Murray shields the junior employees from the global nature of their work to keep their heads on the ground, but he says taking them to worldwide conferences often puts them into gear after relaxing for too long.

“Particularly when they first come in, they don’t know how much is riding on their performance and we don’t want to put it on them too early, because there’s enough they have to deal with. Our management works when the people distanced from the problems don’t know they are there.”

Starting out

Firemint started as a small mobile games studio, but Murray says starting in emerging industry led to several problems on top of running a new small business.

“I was pretty much on the poverty line, and it was hard to make ends meet. But that was the early days with mobile, then it grew and we were able to bring on employees. Then I started learning about business. I had to go from programming to design, to production, to management, to business administration.
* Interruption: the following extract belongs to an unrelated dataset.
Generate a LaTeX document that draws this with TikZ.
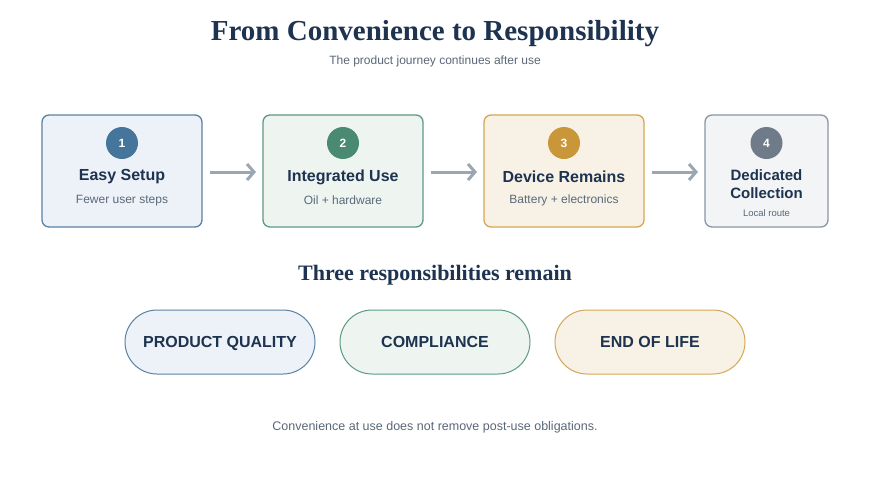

“This industry is not lucrative and keeping bills paid until we could get that next person on was difficult. That was one of the hardest things, getting to the point where I could get two projects going at once, rather than just one client and one project.”

Murray says moving into a publishing role now has its own problems. Rather than deal with a publishing house, Firemint now deals with customers directly through the App Store.

“We’re moving past the publisher point, we’re worrying about publishing and distributing worldwide. Now I’m encountering these new challenges even when you think you know everything.”

A quality future

Murray says Firemint will continue to focus on handheld devices as their popularity grows.

“Apple is dominant in the most important music device, the iPod, and they could be prominent in the most dominant gaming device now. As time goes on, as new systems allow users to review and recommend, you won’t be just about brand recognition, it’ll be about quality.

“iPhone is just breaking it all down, and we have a place building apps into a strong industry.”